• Given request:
In your copy, include every line of the listing below exactly but none of the pictures.

• Material provided:

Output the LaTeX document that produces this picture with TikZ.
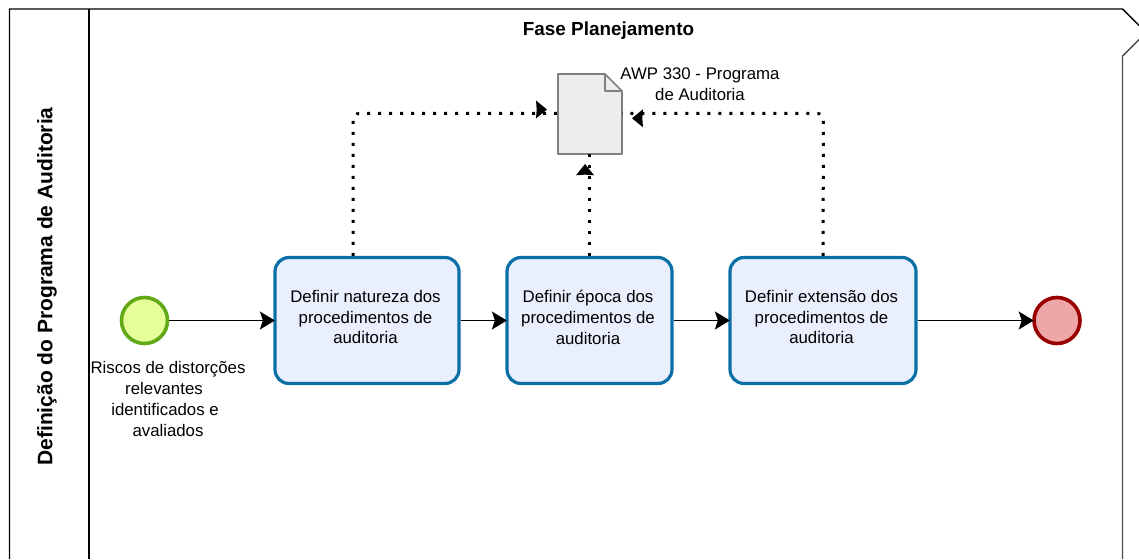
\documentclass[tikz,border=0pt]{standalone}
\usepackage{fontspec}
\setmainfont{Liberation Sans}
\usetikzlibrary{arrows.meta}
\definecolor{taskblue}{HTML}{0B70A6}
\definecolor{taskfill}{HTML}{EAEFFD}
\definecolor{startline}{HTML}{60A917}
\definecolor{startfill}{HTML}{E6FF99}
\definecolor{endline}{HTML}{990000}
\definecolor{endfill}{HTML}{EFA6A6}
\newcommand{\tasktext}[1]{\kern-3pt\raisebox{-1pt}[0pt][0pt]{\parbox[c]{160pt}{\centering #1}}}
\tikzset{
  x=1pt,y=-1pt,
  every node/.style={font=\fontsize{16.8}{20.8}\selectfont,text=black},
  lane/.style={draw=black,line width=1.4pt},
  taskbox/.style={draw=taskblue,fill=taskfill,line width=3.2pt,rounded corners=14pt,minimum height=126pt,align=center,inner sep=0pt},
  evstart/.style={circle,draw=startline,fill=startfill,line width=3.6pt,minimum size=46pt,inner sep=0pt},
  evend/.style={circle,draw=endline,fill=endfill,line width=3.6pt,minimum size=46pt,inner sep=0pt},
  flow/.style={draw=black,line width=1.5pt,shorten >=-1.5pt,-{Stealth[length=15pt,width=18pt,inset=3pt]}},
  assoc/.style={draw=black,line width=3pt,dash pattern=on 3pt off 8pt,rounded corners=6pt},
  labeltext/.style={align=center,inner sep=0pt}
}
\begin{document}
\begin{tikzpicture}
\useasboundingbox (0,0) rectangle (1139,559);
\fill[white] (0,0) rectangle (1139,559);
% lane outline
\draw[lane] (9.5,559) -- (9.5,9) -- (1122.5,9) -- (1139.5,26);
\draw[lane,draw=black!70] (1139.5,39) -- (1122.5,56) -- (1122.5,559);
\draw[lane] (89,9) -- (89,559);
\node[font=\fontsize{18.9}{20}\selectfont\bfseries] (title) at (608.5,31) {Fase Planejamento};
\node[font=\fontsize{21}{24}\selectfont\bfseries,rotate=90] (lanename) at (47,286.5) {Definição do Programa de Auditoria};
% nodes
\node[evstart] (start) at (144.5,320.5) {};
\node[evend] (end) at (1057,320.5) {};
\node[taskbox,minimum width=184pt] (t1) at (367,320.5) {\tasktext{Definir natureza dos\\procedimentos de\\auditoria}};
\node[taskbox,minimum width=165pt] (t2) at (589.5,320.5) {\tasktext{Definir época dos\\procedimentos de\\auditoria}};
\node[taskbox,minimum width=186pt] (t3) at (823,320.5) {\tasktext{Definir extensão dos\\procedimentos de\\auditoria}};
\node[labeltext] (risk) at (168,399) {Riscos de distorções\\relevantes\kern8pt\mbox{}\\identificados e\kern6pt\mbox{}\\avaliados};
\node[labeltext] (awp) at (700,84) {AWP 330 - Programa\\de Auditoria};
% document
\coordinate (docw) at (558,113.5);
\coordinate (doce) at (622,113.5);
\coordinate (docs) at (589.5,154);
\draw[draw=black!50,fill=black!7,line width=1.6pt,line join=round] (558,74) -- (605,74) -- (622,91) -- (622,154) -- (558,154) -- cycle;
\draw[draw=black!50,line width=1.6pt,line join=round] (605,74) -- (605,91) -- (622,91);
% flows
\draw[flow] (start) -- (t1);
\draw[flow] (t1) -- (t2);
\draw[flow] (t2) -- (t3);
\draw[flow] (t3) -- (end);
% associations
\draw[assoc] (t1.north -| 353,0) -- (353,113.5) -- (docw);
\draw[assoc] (t2.north) -- (docs);
\draw[assoc] (t3.north) -- (823.5,113.5) -- (doce);
% association heads
\fill[black] (547,109.5) -- (536,100.5) -- (536.7,109.5) -- (536,118.5) -- cycle;
\fill[black] (632,118.3) -- (643,109.3) -- (642.3,118.3) -- (643,127.3) -- cycle;
\fill[black] (585,164) -- (576,175.3) -- (585,174.6) -- (594,175.3) -- cycle;
\end{tikzpicture}
\end{document}
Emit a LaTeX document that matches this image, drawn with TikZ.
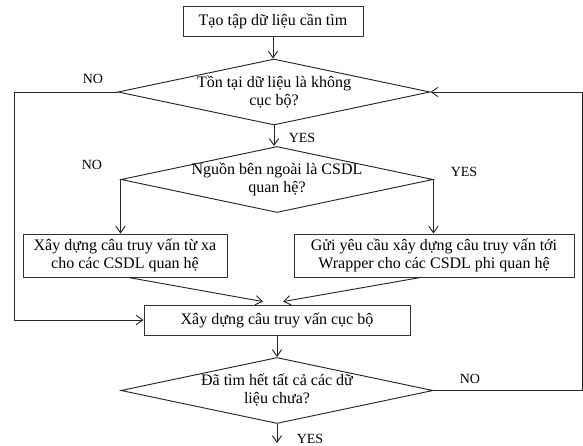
\documentclass[tikz,border=0pt]{standalone}
\usepackage{fontspec}
\setmainfont{Liberation Serif}
\usetikzlibrary{arrows.meta,calc,shapes.geometric}

\tikzset{
  hop/.style={draw=black!80, line width=0.6pt, minimum height=22.5pt, inner sep=0pt,
    font=\fontsize{12}{13}\selectfont, align=center},
  thoi/.style={draw=black!85, line width=0.7pt, diamond, shape aspect=4.7,
    inner xsep=0pt, inner ysep=-4pt, minimum width=234pt, minimum height=49.5pt,
    font=\fontsize{12}{13.5}\selectfont, align=center,
    execute at begin node={\rule{0pt}{14pt}}},
  nhan/.style={font=\fontsize{10.5}{12}\selectfont, inner sep=0pt},
  mui/.style={draw=black!85, line width=0.7pt, -{Straight Barb[length=5pt,width=7pt]}},
}

\begin{document}
\begin{tikzpicture}[x=0.75pt, y=-0.75pt]
\useasboundingbox (0,0) rectangle (583,446);

% cac khoi
\node[hop, minimum width=135pt] (tao) at (273,21) {Tạo tập dữ liệu cần tìm};
\node[thoi] (tontai) at (274,92) {Tồn tại dữ liệu là không\\cục bộ?};
\node[thoi] (nguon) at (277,179.5) {Nguồn bên ngoài là CSDL\\quan hệ?};
\node[hop, minimum width=153pt, minimum height=32.25pt] (xa) at (125,255.5)
  {Xây dựng câu truy vấn từ xa\\cho các CSDL quan hệ};
\node[hop, minimum width=210pt, minimum height=32.25pt] (gui) at (434,255.5)
  {Gửi yêu cầu xây dựng câu truy vấn tới\\Wrapper cho các CSDL phi quan hệ};
\node[hop, minimum width=199.5pt] (cucbo) at (277,320) {Xây dựng câu truy vấn cục bộ};
\node[thoi] (het) at (277,390.5) {Đã tìm hết tất cả các dữ\\liệu chưa?};

% nhan
\node[nhan] (no1) at (93,79) {NO};
\node[nhan] (yes1) at (302,138) {YES};
\node[nhan] (no2) at (92,165) {NO};
\node[nhan] (yes2) at (464,172) {YES};
\node[nhan] (no3) at (470,379) {NO};
\node[nhan] (yes3) at (310,439) {YES};

\coordinate (trai) at (14,0);
\coordinate (phai) at (582,0);
\coordinate (cuoi) at (277,443);

% mui ten
\draw[mui] (tao.south) -- (tao.south |- tontai.north);
\draw[mui] (tontai.south) -- (tontai.south |- nguon.north);
\draw[mui] (tontai.west) -- (tontai.west -| trai) |- (cucbo.west);
\draw[mui] (nguon.west) -- (nguon.west |- xa.north);
\draw[mui] (nguon.east) -- (nguon.east |- gui.north);
\draw[mui] ($(xa.south)+(3,0)$) -- ($(cucbo.north)+(-14,-3)$);
\draw[mui] ($(gui.south)+(-13,0)$) -- ($(cucbo.north)+(6,-3)$);
\draw[mui] (cucbo.south) -- (het.north);
\draw[mui] (het.south) -- (cuoi);
\draw[mui] (het.east) -- (het.east -| phai) |- (tontai.east);
% \draw[mui] (het.east) -- ++(150,0);

\end{tikzpicture}
\end{document}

• Answer:
Output the LaTeX document that produces this picture with TikZ.
\documentclass[tikz,border=0pt]{standalone}
\usepackage{fontspec}
\setmainfont{Liberation Sans}
\usetikzlibrary{arrows.meta}
\definecolor{taskblue}{HTML}{0B70A6}
\definecolor{taskfill}{HTML}{EAEFFD}
\definecolor{startline}{HTML}{60A917}
\definecolor{startfill}{HTML}{E6FF99}
\definecolor{endline}{HTML}{990000}
\definecolor{endfill}{HTML}{EFA6A6}
\newcommand{\tasktext}[1]{\kern-3pt\raisebox{-1pt}[0pt][0pt]{\parbox[c]{160pt}{\centering #1}}}
\tikzset{
  x=1pt,y=-1pt,
  every node/.style={font=\fontsize{16.8}{20.8}\selectfont,text=black},
  lane/.style={draw=black,line width=1.4pt},
  taskbox/.style={draw=taskblue,fill=taskfill,line width=3.2pt,rounded corners=14pt,minimum height=126pt,align=center,inner sep=0pt},
  evstart/.style={circle,draw=startline,fill=startfill,line width=3.6pt,minimum size=46pt,inner sep=0pt},
  evend/.style={circle,draw=endline,fill=endfill,line width=3.6pt,minimum size=46pt,inner sep=0pt},
  flow/.style={draw=black,line width=1.5pt,shorten >=-1.5pt,-{Stealth[length=15pt,width=18pt,inset=3pt]}},
  assoc/.style={draw=black,line width=3pt,dash pattern=on 3pt off 8pt,rounded corners=6pt},
  labeltext/.style={align=center,inner sep=0pt}
}
\begin{document}
\begin{tikzpicture}
\useasboundingbox (0,0) rectangle (1139,559);
\fill[white] (0,0) rectangle (1139,559);
% lane outline
\draw[lane] (9.5,559) -- (9.5,9) -- (1122.5,9) -- (1139.5,26);
\draw[lane,draw=black!70] (1139.5,39) -- (1122.5,56) -- (1122.5,559);
\draw[lane] (89,9) -- (89,559);
\node[font=\fontsize{18.9}{20}\selectfont\bfseries] (title) at (608.5,31) {Fase Planejamento};
\node[font=\fontsize{21}{24}\selectfont\bfseries,rotate=90] (lanename) at (47,286.5) {Definição do Programa de Auditoria};
% nodes
\node[evstart] (start) at (144.5,320.5) {};
\node[evend] (end) at (1057,320.5) {};
\node[taskbox,minimum width=184pt] (t1) at (367,320.5) {\tasktext{Definir natureza dos\\procedimentos de\\auditoria}};
\node[taskbox,minimum width=165pt] (t2) at (589.5,320.5) {\tasktext{Definir época dos\\procedimentos de\\auditoria}};
\node[taskbox,minimum width=186pt] (t3) at (823,320.5) {\tasktext{Definir extensão dos\\procedimentos de\\auditoria}};
\node[labeltext] (risk) at (168,399) {Riscos de distorções\\relevantes\kern8pt\mbox{}\\identificados e\kern6pt\mbox{}\\avaliados};
\node[labeltext] (awp) at (700,84) {AWP 330 - Programa\\de Auditoria};
% document
\coordinate (docw) at (558,113.5);
\coordinate (doce) at (622,113.5);
\coordinate (docs) at (589.5,154);
\draw[draw=black!50,fill=black!7,line width=1.6pt,line join=round] (558,74) -- (605,74) -- (622,91) -- (622,154) -- (558,154) -- cycle;
\draw[draw=black!50,line width=1.6pt,line join=round] (605,74) -- (605,91) -- (622,91);
% flows
\draw[flow] (start) -- (t1);
\draw[flow] (t1) -- (t2);
\draw[flow] (t2) -- (t3);
\draw[flow] (t3) -- (end);
% associations
\draw[assoc] (t1.north -| 353,0) -- (353,113.5) -- (docw);
\draw[assoc] (t2.north) -- (docs);
\draw[assoc] (t3.north) -- (823.5,113.5) -- (doce);
% association heads
\fill[black] (547,109.5) -- (536,100.5) -- (536.7,109.5) -- (536,118.5) -- cycle;
\fill[black] (632,118.3) -- (643,109.3) -- (642.3,118.3) -- (643,127.3) -- cycle;
\fill[black] (585,164) -- (576,175.3) -- (585,174.6) -- (594,175.3) -- cycle;
\end{tikzpicture}
\end{document}
Emit a LaTeX document that matches this image, drawn with TikZ.
\documentclass[tikz,border=0pt]{standalone}
\usepackage{fontspec}
\setmainfont{Liberation Serif}
\usetikzlibrary{arrows.meta,calc,shapes.geometric}

\tikzset{
  hop/.style={draw=black!80, line width=0.6pt, minimum height=22.5pt, inner sep=0pt,
    font=\fontsize{12}{13}\selectfont, align=center},
  thoi/.style={draw=black!85, line width=0.7pt, diamond, shape aspect=4.7,
    inner xsep=0pt, inner ysep=-4pt, minimum width=234pt, minimum height=49.5pt,
    font=\fontsize{12}{13.5}\selectfont, align=center,
    execute at begin node={\rule{0pt}{14pt}}},
  nhan/.style={font=\fontsize{10.5}{12}\selectfont, inner sep=0pt},
  mui/.style={draw=black!85, line width=0.7pt, -{Straight Barb[length=5pt,width=7pt]}},
}

\begin{document}
\begin{tikzpicture}[x=0.75pt, y=-0.75pt]
\useasboundingbox (0,0) rectangle (583,446);

% cac khoi
\node[hop, minimum width=135pt] (tao) at (273,21) {Tạo tập dữ liệu cần tìm};
\node[thoi] (tontai) at (274,92) {Tồn tại dữ liệu là không\\cục bộ?};
\node[thoi] (nguon) at (277,179.5) {Nguồn bên ngoài là CSDL\\quan hệ?};
\node[hop, minimum width=153pt, minimum height=32.25pt] (xa) at (125,255.5)
  {Xây dựng câu truy vấn từ xa\\cho các CSDL quan hệ};
\node[hop, minimum width=210pt, minimum height=32.25pt] (gui) at (434,255.5)
  {Gửi yêu cầu xây dựng câu truy vấn tới\\Wrapper cho các CSDL phi quan hệ};
\node[hop, minimum width=199.5pt] (cucbo) at (277,320) {Xây dựng câu truy vấn cục bộ};
\node[thoi] (het) at (277,390.5) {Đã tìm hết tất cả các dữ\\liệu chưa?};

% nhan
\node[nhan] (no1) at (93,79) {NO};
\node[nhan] (yes1) at (302,138) {YES};
\node[nhan] (no2) at (92,165) {NO};
\node[nhan] (yes2) at (464,172) {YES};
\node[nhan] (no3) at (470,379) {NO};
\node[nhan] (yes3) at (310,439) {YES};

\coordinate (trai) at (14,0);
\coordinate (phai) at (582,0);
\coordinate (cuoi) at (277,443);

% mui ten
\draw[mui] (tao.south) -- (tao.south |- tontai.north);
\draw[mui] (tontai.south) -- (tontai.south |- nguon.north);
\draw[mui] (tontai.west) -- (tontai.west -| trai) |- (cucbo.west);
\draw[mui] (nguon.west) -- (nguon.west |- xa.north);
\draw[mui] (nguon.east) -- (nguon.east |- gui.north);
\draw[mui] ($(xa.south)+(3,0)$) -- ($(cucbo.north)+(-14,-3)$);
\draw[mui] ($(gui.south)+(-13,0)$) -- ($(cucbo.north)+(6,-3)$);
\draw[mui] (cucbo.south) -- (het.north);
\draw[mui] (het.south) -- (cuoi);
\draw[mui] (het.east) -- (het.east -| phai) |- (tontai.east);
% \draw[mui] (het.east) -- ++(150,0);

\end{tikzpicture}
\end{document}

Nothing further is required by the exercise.